Scaling position restraints with restraint-lambdas

GROMACS version: 2020.3
GROMACS modification: No

I am attempting to restrain the orientation of a small molecule using three position restraints that span the ligand and to scale these restraints from 0-800 kJ mol-1 nm-2 using restraint-lambdas in order to compute the free energy of coupling the restraints.
After first using [ position_restraints ] in the ligand topology and seeing that restraint-lambdas “only the restraint interactions: dihedral restraints, and the pull code restraints are controlled with this component of the lambda vector,” I opted to define three pull groups between each of the ligand atoms and a super-imposed, frozen dummy atom.
However, the restraint-lambdas still have no effect on de-coupling these restraints.
I saw a post recently: https://gromacs.bioexcel.eu/t/restraints-with-fep/2109 that seems to be attempting a similar protocol, but they also had no success implementing restraint-lambdas.
Am I missing a crucial mdp parameter or topology definition?

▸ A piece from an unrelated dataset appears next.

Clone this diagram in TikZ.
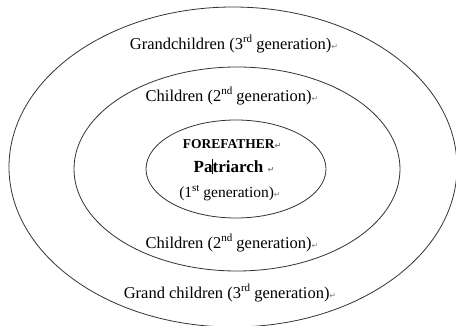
\documentclass[tikz,border=0pt]{standalone}
\usepackage{fontspec}
\setmainfont{Liberation Serif}
\newfontfamily\markfont{DejaVu Sans}
\newcommand{\pmark}{{\markfont\color{gray}\fontsize{8}{8}\selectfont ↵}}
\newcommand{\sups}[1]{\raisebox{0.38em}{\fontsize{11}{11}\selectfont #1}}
\begin{document}
\begin{tikzpicture}[x=1pt,y=-1pt,
  ring/.style={draw=black!80, line width=0.8pt},
  lbl/.style={font=\fontsize{16.5}{18}\selectfont, inner sep=0pt}]
\useasboundingbox (0,0) rectangle (456,326);
\draw[ring] (233,167) ellipse [x radius=224, y radius=160];
\draw[ring] (237,169) ellipse [x radius=163, y radius=102];
\draw[ring] (236,169) ellipse [x radius=90, y radius=49];
\node[lbl] (g1) at (234,44) {Grandchildren (3\sups{rd} generation)\pmark};
\node[lbl] (c1) at (232,96) {Children (2\sups{nd} generation)\pmark};
\node[lbl, font=\fontsize{13.5}{15}\selectfont\bfseries] (ff) at (232,144) {FOREFATHER\pmark};
\node[lbl, font=\fontsize{17}{19}\selectfont\bfseries] (pa) at (234,167) {Pa\rlap{\kern-0.3pt\rule[-2pt]{0.9pt}{15pt}}triarch \pmark};
\node[lbl, font=\fontsize{15.5}{17}\selectfont] (fg) at (230,193) {(1\sups{st} generation)\pmark};
\node[lbl] (c2) at (232,243) {Children (2\sups{nd} generation)\pmark};
\node[lbl] (g2) at (230,293) {Grand children (3\sups{rd} generation)\pmark};
\end{tikzpicture}
\end{document}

The position restraint force constant should be coupled by the restraint lambda. Have you provides values 0 for the A state and values 800 for the B state in the topology file?

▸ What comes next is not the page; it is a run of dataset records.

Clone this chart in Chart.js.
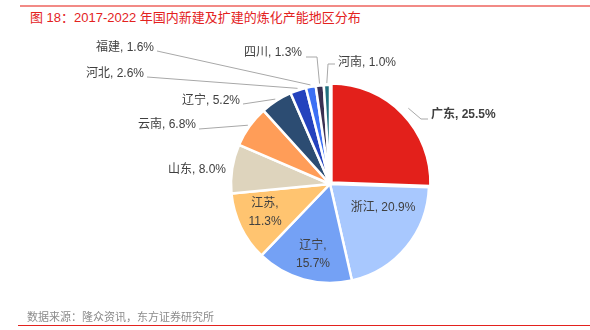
<!DOCTYPE html>
<html>
<head>
<meta charset="utf-8">
<script src="https://cdn.jsdelivr.net/npm/chart.js@4.4.1/dist/chart.umd.min.js"></script>
<style>
  html, body { margin: 0; padding: 0; background: #fff; }
  #wrap { position: relative; width: 590px; height: 330px; overflow: hidden;
    font-family: "Liberation Sans", "Noto Sans CJK SC", sans-serif; }
  #topLine { position: absolute; left: 20px; top: 5px; width: 570px; height: 2px; background: #F28A86; }
  #title { position: absolute; left: 30px; top: 9px; font-size: 13px; line-height: 18px; color: #E3221E; white-space: nowrap; }
  #source { position: absolute; left: 27px; top: 310px; font-size: 11px; line-height: 15px; color: #8C8C8C; white-space: nowrap; }
  #bottomLine { position: absolute; left: 18px; top: 325px; width: 572px; height: 1px; background: #E3221E; }
  #chart { position: absolute; left: 0; top: 0; }
</style>
</head>
<body>
<div id="wrap">
  <div id="topLine"></div>
  <div id="title">图 18：2017-2022 年国内新建及扩建的炼化产能地区分布</div>
  <canvas id="chart" width="590" height="330"></canvas>
  <div id="source">数据来源：隆众资讯，东方证券研究所</div>
  <div id="bottomLine"></div>
</div>
<script>
const regions = ['广东', '浙江', '辽宁', '江苏', '山东', '云南', '辽宁', '河北', '福建', '四川', '河南'];
const shares = [25.5, 20.9, 15.7, 11.3, 8.0, 6.8, 5.2, 2.6, 1.6, 1.3, 1.0];
const sliceColors = ['#E3201B', '#A8C8FE', '#74A1F5', '#FFC470', '#DED4BD', '#FF9D58',
  '#2C4C72', '#2442BD', '#3C70F4', '#3A3052', '#206F7E'];

// where each label goes (text anchor + optional leader-line bends)
const labelLayout = [
  { x: 431, y: 115, align: 'left', bold: true, path: [[421, 119], [428, 119]] },
  { x: 383, y: 208, align: 'center' },
  { x: 313, y: 246, align: 'center', twoLines: true },
  { x: 265, y: 204, align: 'center', twoLines: true },
  { x: 226, y: 170, align: 'right' },
  { x: 196, y: 125, align: 'right', path: [[199, 129]] },
  { x: 240, y: 101, align: 'right', path: [[243, 104]] },
  { x: 144, y: 74, align: 'right', path: [[147, 77]] },
  { x: 154, y: 48, align: 'right', path: [[157, 51]] },
  { x: 302, y: 53, align: 'right', path: [[317, 57], [306, 57]] },
  { x: 338, y: 63, align: 'left', path: [[328, 64], [335, 64]] }
];

const pieLabels = {
  id: 'pieLabels',
  afterDatasetsDraw(chart) {
    const ctx = chart.ctx;
    const meta = chart.getDatasetMeta(0);
    ctx.save();
    meta.data.forEach((arc, i) => {
      const lay = labelLayout[i];
      const p = arc.getProps(['x', 'y', 'startAngle', 'endAngle', 'outerRadius'], true);
      const off = arc.options.offset || 0;
      const mid = (p.startAngle + p.endAngle) / 2;
      if (lay.path) {
        const r = p.outerRadius + off + 2;
        ctx.beginPath();
        ctx.moveTo(p.x + Math.cos(mid) * r, p.y + Math.sin(mid) * r);
        lay.path.forEach(pt => ctx.lineTo(pt[0], pt[1]));
        ctx.strokeStyle = '#A8A8A8';
        ctx.lineWidth = 1;
        ctx.stroke();
      }
      const val = shares[i].toFixed(1) + '%';
      ctx.fillStyle = '#404040';
      ctx.font = (lay.bold ? 'bold ' : '') + '12px "Liberation Sans", "Noto Sans CJK SC", sans-serif';
      ctx.textAlign = lay.align;
      ctx.textBaseline = 'middle';
      if (lay.twoLines) {
        ctx.fillText(regions[i] + ',', lay.x, lay.y);
        ctx.fillText(val, lay.x, lay.y + 18);
      } else {
        ctx.fillText(regions[i] + ', ' + val, lay.x, lay.y);
      }
    });
    ctx.restore();
  }
};

new Chart(document.getElementById('chart'), {
  type: 'pie',
  data: {
    labels: regions,
    datasets: [{
      data: shares,
      backgroundColor: sliceColors,
      borderColor: '#ffffff',
      borderWidth: 2.5,
      offset: shares.map((v, i) => i === 0 ? 8 : 0)
    }]
  },
  options: {
    responsive: false,
    animation: false,
    devicePixelRatio: 1,
    radius: 99,
    layout: { padding: { left: 230, right: 160, top: 80, bottom: 42 } },
    plugins: { legend: { display: false }, tooltip: { enabled: false } }
  },
  plugins: [pieLabels]
});
</script>
</body>
</html>
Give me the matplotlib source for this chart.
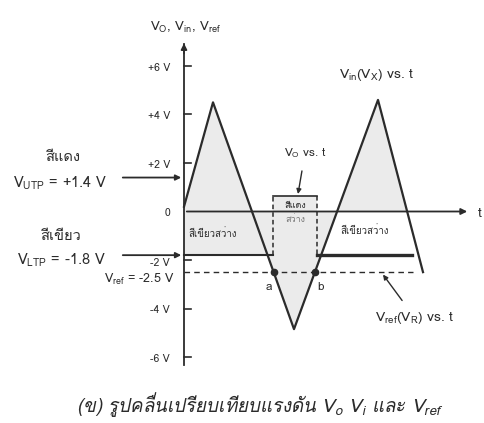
import matplotlib
matplotlib.use('Agg')
import matplotlib.pyplot as plt
import numpy as np

plt.rcParams['font.family'] = ['Loma', 'DejaVu Sans']
plt.rcParams['mathtext.default'] = 'regular'

# triangle input V_in (t in arbitrary units, volts)
vin_t = [0.0, 2.9, 11.0, 19.4, 23.9]
vin_v = [0.2, 4.5, -4.85, 4.6, -2.5]

# comparator output V_O
vo_t = [0.0, 8.9, 8.9, 13.3, 13.3, 22.8]
vo_v = [-1.8, -1.8, 0.65, 0.65, -1.8, -1.8]

v_utp = 1.4
v_ltp = -1.8
v_ref = -2.5
t_ref_end = 22.9
t_axis_end = 28.6

yticks = [6, 4, 2, 0, -2, -4, -6]
ytick_labels = ['+6 V', '+4 V', '+2 V', '0', '-2 V', '-4 V', '-6 V']

ink = '#2b2b2b'
shade = '#ebebeb'

fig = plt.figure(figsize=(4.85, 4.23), dpi=100)
ax = fig.add_axes([0, 0, 1, 1])
ax.set_xlim(-18.4, 30.1)
ax.set_ylim(-8.72, 8.72)
ax.set_xticks([])
ax.set_yticks([])

# y axis on t = 0
for s in ['top', 'right', 'bottom']:
    ax.spines[s].set_visible(False)
ax.spines['left'].set_position(('data', 0))
ax.spines['left'].set_bounds(-6.33, 6.9)
ax.spines['left'].set_color(ink)
ax.spines['left'].set_linewidth(1.3)
ax.annotate('', xy=(0, 7.05), xytext=(0, 6.4),
            arrowprops=dict(arrowstyle='-|>', color=ink, lw=1.2,
                            mutation_scale=9))
ax.text(0.2, 7.57, 'V$_O$, V$_{in}$, V$_{ref}$', ha='center', va='center',
        fontsize=9.5, color=ink)

# short ticks pointing into the plot, labels to the left
for v, lab in zip(yticks, ytick_labels):
    if v != 0:
        ax.plot([0, 0.7], [v, v], color=ink, lw=1.2, zorder=6)
    dy = 0.12 if v == -2 else 0.08
    ax.text(-1.4, v - dy, lab, ha='right', va='center', fontsize=7.5,
            color=ink)

# shaded areas
tt = np.linspace(vin_t[0], vin_t[-1], 800)
vv = np.interp(tt, vin_t, vin_v)
t_last = vin_t[3] + vin_v[3] * (vin_t[4] - vin_t[3]) / (vin_v[3] - vin_v[4])
ax.fill_between(tt, vv, 0, where=tt <= t_last, color=shade, lw=0, zorder=1)
ax.fill_between([0, vo_t[1]], v_ltp, 0, color=shade, lw=0, zorder=1)
ax.fill_between([vo_t[2], vo_t[3]], 0, vo_v[2], color=shade, lw=0, zorder=1)

# time axis
ax.annotate('', xy=(t_axis_end, 0), xytext=(0, 0),
            arrowprops=dict(arrowstyle='-|>', color=ink, lw=1.3,
                            mutation_scale=9), zorder=3)
ax.text(t_axis_end + 1.0, -0.1, 't', ha='center', va='center', fontsize=10,
        color=ink)

# V_ref dashed line
ax.plot([0, t_ref_end], [v_ref, v_ref], color=ink, lw=1.0,
        dashes=(4, 3), zorder=2)

# triangle wave
ax.plot(vin_t, vin_v, color=ink, lw=1.6, zorder=4)

# output square wave
ax.plot(vo_t[:2], vo_v[:2], color=ink, lw=1.5, zorder=3)
ax.plot(vo_t[1:3], vo_v[1:3], color=ink, lw=1.1, ls=(0, (3, 2)), zorder=3)
ax.plot(vo_t[2:4], vo_v[2:4], color=ink, lw=1.2, zorder=3)
ax.plot(vo_t[3:5], vo_v[3:5], color=ink, lw=1.1, ls=(0, (3, 2)), zorder=3)
ax.plot(vo_t[4:], vo_v[4:], color=ink, lw=2.4, zorder=3)

# crossing points a, b
t_a = vin_t[1] + (vin_v[1] - v_ref) * (vin_t[2] - vin_t[1]) / (vin_v[1] - vin_v[2])
t_b = vin_t[2] + (v_ref - vin_v[2]) * (vin_t[3] - vin_t[2]) / (vin_v[3] - vin_v[2])
ax.plot([t_a, t_b], [v_ref, v_ref], 'o', color=ink, ms=4.5, zorder=5)
ax.text(t_a - 0.5, v_ref - 0.6, 'a', ha='center', va='center', fontsize=8.5,
        color=ink)
ax.text(t_b + 0.6, v_ref - 0.6, 'b', ha='center', va='center', fontsize=8.5,
        color=ink)

# threshold arrows on the left
arrow_kw = dict(arrowstyle='-|>', color=ink, lw=1.3, mutation_scale=8)
ax.annotate('', xy=(0, v_utp), xytext=(-6.4, v_utp), arrowprops=arrow_kw)
ax.annotate('', xy=(0, v_ltp), xytext=(-6.4, v_ltp), arrowprops=arrow_kw)
ax.text(-12.1, v_utp + 0.85, 'สีแดง', ha='center', va='center', fontsize=10.5,
        color=ink)
ax.text(-12.4, v_utp - 0.25, 'V$_{UTP}$ = +1.4 V', ha='center', va='center',
        fontsize=10.5, color=ink)
ax.text(-12.4, v_ltp + 0.8, 'สีเขียว', ha='center', va='center', fontsize=10.5,
        color=ink)
ax.text(-12.3, v_ltp - 0.22, 'V$_{LTP}$ = -1.8 V', ha='center', va='center',
        fontsize=10.5, color=ink)
ax.text(-0.9, v_ref - 0.3, 'V$_{ref}$ = -2.5 V', ha='right', va='center',
        fontsize=9, color=ink)

# region labels
ax.text(0.4, -0.89, 'สีเขียวสว่าง', ha='left', va='center', fontsize=7,
        color=ink)
ax.text(11.1, 0.25, 'สีแดง', ha='center', va='center', fontsize=6.5,
        color=ink)
ax.text(11.1, -0.35, 'สว่าง', ha='center', va='center', fontsize=6.5,
        color='#777777')
ax.text(15.6, -0.77, 'สีเขียวสว่าง', ha='left', va='center', fontsize=7,
        color=ink)

# curve labels
ax.text(19.3, 5.63, 'V$_{in}$(V$_X$) vs. t', ha='center', va='center',
        fontsize=10, color=ink)
ax.annotate('V$_O$ vs. t', xy=(11.4, 0.72), xytext=(12.1, 2.41),
            ha='center', va='center', fontsize=8.5, color=ink,
            arrowprops=dict(arrowstyle='-|>', color=ink, lw=1.0,
                            mutation_scale=7, shrinkA=6, shrinkB=0))
ax.annotate('V$_{ref}$(V$_R$) vs. t', xy=(19.9, v_ref - 0.1),
            xytext=(23.1, -4.39), ha='center', va='center', fontsize=10,
            color=ink,
            arrowprops=dict(arrowstyle='-|>', color=ink, lw=1.0,
                            mutation_scale=7, shrinkA=6, shrinkB=0))

fig.text(0.536, 0.043, '(ข) รูปคลื่นเปรียบเทียบแรงดัน V$_o$ V$_i$ และ V$_{ref}$',
         ha='center', va='center', fontsize=13.5, style='italic', color=ink)

fig.savefig('out.png', dpi=100)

Ah, I had assumed that lambda 1.0 would simply use the k defined by pull-coord1-k in the pull code and other lambdas would scale this linearly.
Am I able to use standard position restraints instead of pull code and then add A and B force constants in the [ position_restraints ] section of the topology? e.g.

[ position_restraints ]
; ai funct fcxA fcyA fczA fcxB fcyB fczB
53 1 0 0 0 1000 1000 1000

Otherwise, I’m unable to find the relevant documentation in the manual.

Exactly!

Great, thank you!
I may also try scaling COM distance restraints between two index groups using the pull code in the future.
Is there also a way to couple restraint-lambdas to those?

The lambda in the pull code is part of the restraint lambda group.

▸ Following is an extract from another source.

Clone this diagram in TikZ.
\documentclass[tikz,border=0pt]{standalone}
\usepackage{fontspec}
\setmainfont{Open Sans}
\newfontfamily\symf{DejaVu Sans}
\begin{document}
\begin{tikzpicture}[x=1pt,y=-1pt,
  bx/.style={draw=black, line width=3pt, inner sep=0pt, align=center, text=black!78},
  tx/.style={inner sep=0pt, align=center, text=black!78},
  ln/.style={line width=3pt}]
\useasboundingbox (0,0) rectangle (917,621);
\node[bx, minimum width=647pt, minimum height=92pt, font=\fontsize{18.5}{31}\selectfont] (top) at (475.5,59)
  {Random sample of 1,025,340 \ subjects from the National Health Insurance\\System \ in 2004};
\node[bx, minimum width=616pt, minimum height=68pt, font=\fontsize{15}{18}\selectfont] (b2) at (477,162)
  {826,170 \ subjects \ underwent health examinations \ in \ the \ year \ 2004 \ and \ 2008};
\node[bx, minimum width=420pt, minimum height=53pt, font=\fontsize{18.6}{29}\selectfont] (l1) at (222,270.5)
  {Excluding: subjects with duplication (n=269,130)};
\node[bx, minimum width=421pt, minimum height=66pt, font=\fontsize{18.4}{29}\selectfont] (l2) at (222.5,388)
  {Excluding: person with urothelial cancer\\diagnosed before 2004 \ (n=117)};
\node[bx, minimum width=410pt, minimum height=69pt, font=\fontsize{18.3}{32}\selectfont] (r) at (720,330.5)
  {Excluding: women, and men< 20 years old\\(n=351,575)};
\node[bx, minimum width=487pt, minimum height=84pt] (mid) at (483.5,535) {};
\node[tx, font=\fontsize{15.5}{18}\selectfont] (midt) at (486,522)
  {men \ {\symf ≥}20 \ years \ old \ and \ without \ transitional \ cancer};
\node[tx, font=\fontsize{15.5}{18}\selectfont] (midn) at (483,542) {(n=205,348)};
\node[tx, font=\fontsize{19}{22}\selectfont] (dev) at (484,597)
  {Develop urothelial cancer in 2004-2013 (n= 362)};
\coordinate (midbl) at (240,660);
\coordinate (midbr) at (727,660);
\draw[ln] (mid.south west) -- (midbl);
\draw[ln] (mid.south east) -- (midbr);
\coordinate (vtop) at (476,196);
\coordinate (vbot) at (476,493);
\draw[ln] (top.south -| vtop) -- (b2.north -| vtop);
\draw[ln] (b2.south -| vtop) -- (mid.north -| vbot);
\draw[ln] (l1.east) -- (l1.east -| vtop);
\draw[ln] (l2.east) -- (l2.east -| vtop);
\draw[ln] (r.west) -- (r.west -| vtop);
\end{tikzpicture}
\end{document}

Wouldn’t fep-lambdas take care of all of the other options?

I don’t understand your question.

What I mean to say is that wouldn’t fep-lambdas override all the options?
If and if only I use fep-lambdas specifically.
or do I need to specifically use coul-lambdas and vdw-lambdas or in this case restraint-lambdas?

Yes, you can use only fep-lambdas to control all components at once.